第二卷 第四章 两人走在[食鬼人]之路上

鲁迪,做了个梦。

这是个,梦的故事。

以及,参照那深深印刻下的记忆的,过去的再现。

正因为如此,少年才感到痛苦。

对眼前的光景,既是梦境也是现实这件事。

还有,对因为是梦境而无法去违抗这件事。

[我的名字叫迪奥德西乌斯•M•巴修泰因……叫我迪奥的话我会很开心哦]

梦中。少年眼前的吸血鬼,用温和的笑容这样说道。

以这个光景为开端,鲁迪的眼前过去的情形再次被重复。

时而快进,时而慢放,时而又像是特意强调似的重复着……

不过,当时真的很开心。

那时的情形,是相当愉快的时候。

——与其说是因为交到了相当要好的朋友——不如说,那或许是对世界产生的优越感而获得的愉悦。现在,冷静思考的话就是这么觉得的。

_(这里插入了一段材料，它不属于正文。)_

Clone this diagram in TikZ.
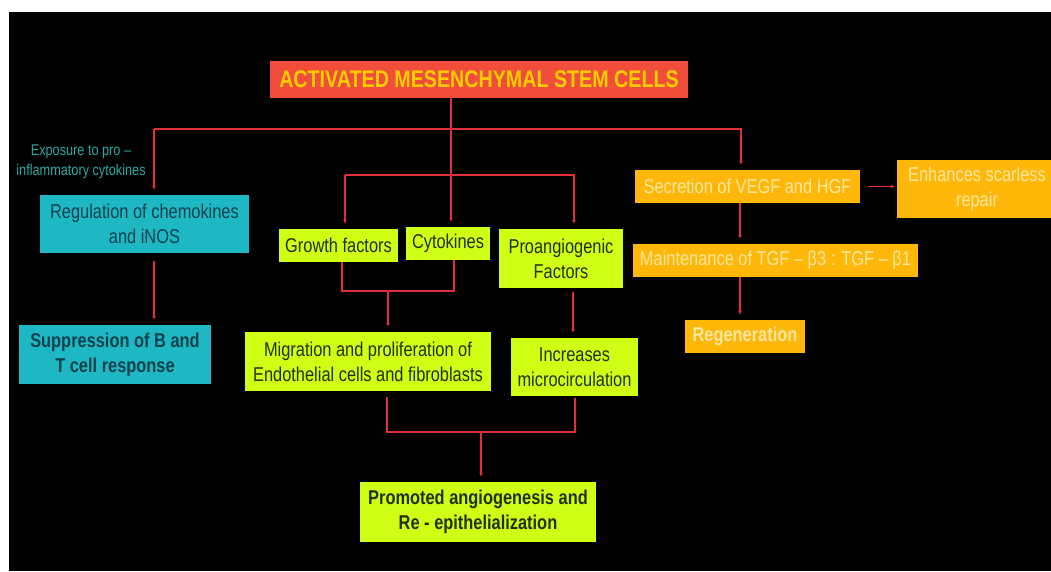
\documentclass[tikz,border=0pt]{standalone}
\usepackage{fontspec}
\setmainfont{Liberation Sans}[FakeStretch=0.82]
\usepackage{tikz}
\usetikzlibrary{arrows.meta,positioning,calc}
\definecolor{linered}{RGB}{226,46,56}
\definecolor{titlefill}{RGB}{240,78,58}
\definecolor{titletext}{RGB}{255,205,0}
\definecolor{tealfill}{RGB}{30,184,196}
\definecolor{tealtext}{RGB}{16,66,76}
\definecolor{limefill}{RGB}{206,255,20}
\definecolor{limetext}{RGB}{38,48,8}
\definecolor{orangefill}{RGB}{255,183,10}
\definecolor{orangetext}{RGB}{255,232,160}
\definecolor{exposetext}{RGB}{40,170,160}
\tikzstyle{box} = [inner sep=0pt,align=center,font=\fontsize{20}{25}\selectfont]
\tikzstyle{headbox} = [box,fill=titlefill,text=titletext,font=\bfseries\fontsize{24}{25}\selectfont]
\tikzstyle{tealbox} = [box,fill=tealfill,text=tealtext]
\tikzstyle{limebox} = [box,fill=limefill,text=limetext]
\tikzstyle{orangebox} = [box,fill=orangefill,text=orangetext]
\tikzstyle{link} = [draw=linered,line width=1.5pt]
\tikzstyle{flow} = [link,arrows={-Latex[length=4pt,width=4pt]},shorten >=5pt]

\begin{document}
\begin{tikzpicture}[x=1pt,y=-1pt]
      \useasboundingbox (0,0) rectangle (1051,571);
      \fill[white] (0,0) rectangle (1051,571);
      \fill[black] (9,12) rectangle (1051,571);

      \node (title)[headbox,minimum width=418pt,minimum height=37pt] at (479,79.5) {ACTIVATED MESENCHYMAL STEM CELLS};

      \node (expo)[align=center,text=exposetext,font=\fontsize{15.5}{20}\selectfont] at (81,162) {Exposure to pro --\\inflammatory cytokines};
      \node (reg)[tealbox,minimum width=209pt,minimum height=58pt] at (144.5,224) {Regulation of chemokines\\and iNOS};
      \node (supp)[tealbox,font=\bfseries\fontsize{20}{25}\selectfont,minimum width=192pt,minimum height=59pt] at (115,354.5) {Suppression of B and\\T cell response};

      \node (growth)[limebox,minimum width=119pt,minimum height=33pt] at (338.5,245.5) {Growth factors};
      \node (cyto)[limebox,minimum width=84pt,minimum height=33pt] at (448,243.5) {Cytokines};
      \node (proang)[limebox,minimum width=124pt,minimum height=59pt] at (561,258.5) {Proangiogenic\\Factors};
      \node (migr)[limebox,minimum width=246pt,minimum height=59pt] at (368,361.5) {Migration and proliferation of\\Endothelial cells and fibroblasts};
      \node (incr)[limebox,minimum width=127pt,minimum height=58pt] at (574.5,367) {Increases\\microcirculation};
      \node (prom)[limebox,font=\bfseries\fontsize{20}{25}\selectfont,minimum width=236pt,minimum height=60pt] at (478,512) {Promoted angiogenesis and\\Re - epithelialization};

      \node (sec)[orangebox,minimum width=225pt,minimum height=33pt] at (747.5,186.5) {Secretion of VEGF and HGF};
      \node (enh)[orangebox,minimum width=160pt,minimum height=58pt] at (977,189) {Enhances scarless\\repair};
      \node (maint)[orangebox,minimum width=285pt,minimum height=33pt] at (775.5,260.5) {Maintenance of TGF -- β3 : TGF -- β1};
      \node (regen)[orangebox,font=\bfseries\fontsize{20}{25}\selectfont,minimum width=120pt,minimum height=33pt] at (745,336.5) {Regeneration};

      % junctions
      \coordinate (hl) at (154,129);
      \coordinate (hr) at (741,129);
      \coordinate (hc) at (451,129);
      \coordinate (ml) at (345,175);
      \coordinate (mr) at (574,175);
      \coordinate (gl) at (342,291);
      \coordinate (gr) at (454,291);
      \coordinate (gm) at (388,291);
      \coordinate (px) at (573,300);
      \coordinate (bl) at (387,432);
      \coordinate (br) at (575,432);
      \coordinate (bm) at (481,432);
      \coordinate (sx) at (740,300);

      \draw[flow] (title.south -| hc) -- (cyto.north -| hc);
      \draw[flow] (hl) -- (hr) -- (hr |- sec.north);
      \draw[flow] (hl) -- (hl |- reg.north);
      \draw[flow] (ml) -- (mr) -- (mr |- proang.north);
      \draw[flow] (ml) -- (ml |- growth.north);
      \draw[flow,shorten <=8pt] (reg.south -| hl) -- (supp.north -| hl);

      \draw[link] (growth.south -| gl) -- (gl) -- (gr) -- (cyto.south -| gr);
      \draw[flow] (gm) -- (migr.north -| gm);
      \draw[flow,shorten <=4pt] (proang.south -| px) -- (incr.north -| px);
      \draw[link,shorten <=6pt,shorten >=2pt] (migr.south -| bl) -- (bl) -- (br) -- (incr.south -| br);
      \draw[flow] (bm) -- (prom.north -| bm);

      \draw[flow,shorten <=8pt,shorten >=2pt] (sec.east) -- (enh.west |- sec.east);
      \draw[flow] (sec.south -| sx) -- (maint.north -| sx);
      \draw[flow] (maint.south -| sx) -- (regen.north -| sx);
\end{tikzpicture}
\end{document}
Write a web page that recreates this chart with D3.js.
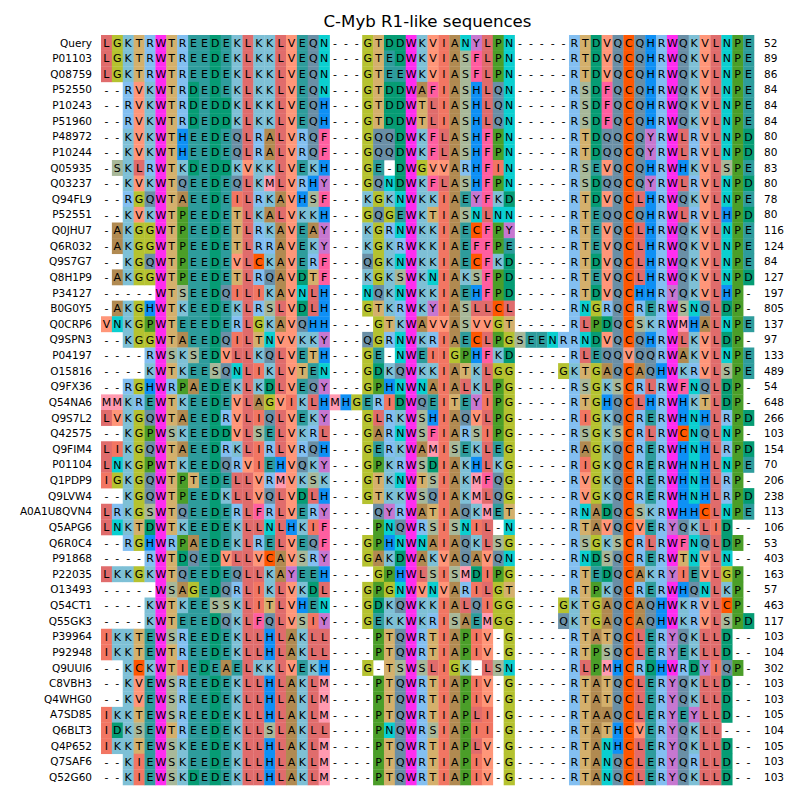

与吸血鬼相遇的自己,越过世间常识的框架的自己,自认为是个非常特别的存在。

迪奥德西乌斯……见到迪奥变化成蝙蝠的瞬间,他便成为了故事的主人公。从自己内心所诞生的故事的,只属于自己的主人公。而女主角就是,常常与自己一起的青梅竹马的特蕾吉雅吧。

想过这样的事情。

不,其实当初并没有考虑过这些事情也说不定。不过,现在回想起来的话只能那么认为。

——否则,怎可能会那么做……把那种家伙——带进城里什么的……啧!

少年,觉得还不够。

好容易自己与不同世界的住民成为了朋友,却没有一个观众。

当这种不满足开始积聚起来时,少年孕育出了渺小的欲望。

把这个吸血鬼介绍给大家吧。

和吸血鬼成为朋友什么的,一定很厉害吧。

我,要成为吸血鬼和人类之间的桥梁。

少年的心中已经完全把自己当成了故事的主角。故事会以美好的结局收场,少年则会被众人所奉扬。这种任性的故事——

少年的失败——并不是因为相信了吸血鬼。

只是运气不够好罢了。

碰巧遇见的这个吸血鬼——叫做迪奥德西乌斯•M•巴修泰因的,是属于性质最为恶劣的异端这个事实。那就是,全部的不幸的开端。

惨叫。惨叫。惨叫。

血液。断面。死。

死去。所有人,都死去了。

梦中,快镜头中的家人,朋友都死去了。

[为……什么……]

[为什么……为什么要把大家都杀死啊……啧!]

[告诉我啊!我,大家,到底做了什么啊……!]

不知重复了几遍的语言。现实中的那个时候,和那之后不断显现的噩梦中。

于是——今天终于久违的,看到了梦境的后续。

[我呢,对你们的可是相当的相当的中意哦]

梦中的吸血鬼,用和那天同样的,异常扭曲的微笑注视着自己。

[所以我,无法原谅呢。你们的意识,转向我之外的某个人什么的。嫉妒,没错,我可是在嫉妒呢!]

咯咯笑着的吸血鬼。

那手臂中抱着的,是对少年来说最重要的家人。

[姐姐……]

[哦哦,对啦。忘了问你一个很重要的事情哦!]

面对发出绝望呓语的少年,吸血鬼的眼中闪耀着希望,询问道。

[你————对姐姐是喜欢……讨厌?还是完全没感觉?]

[诶……?]

明明是在梦境中,心脏却突然怦怦直跳。

这是对方的阴谋这点,在一瞬间就明白了。

万一,现在回答说『喜欢』的话——眼前的吸血鬼,立刻就会在自己面前杀了姐姐吧。利用名为嫉妒的这种方便的借口。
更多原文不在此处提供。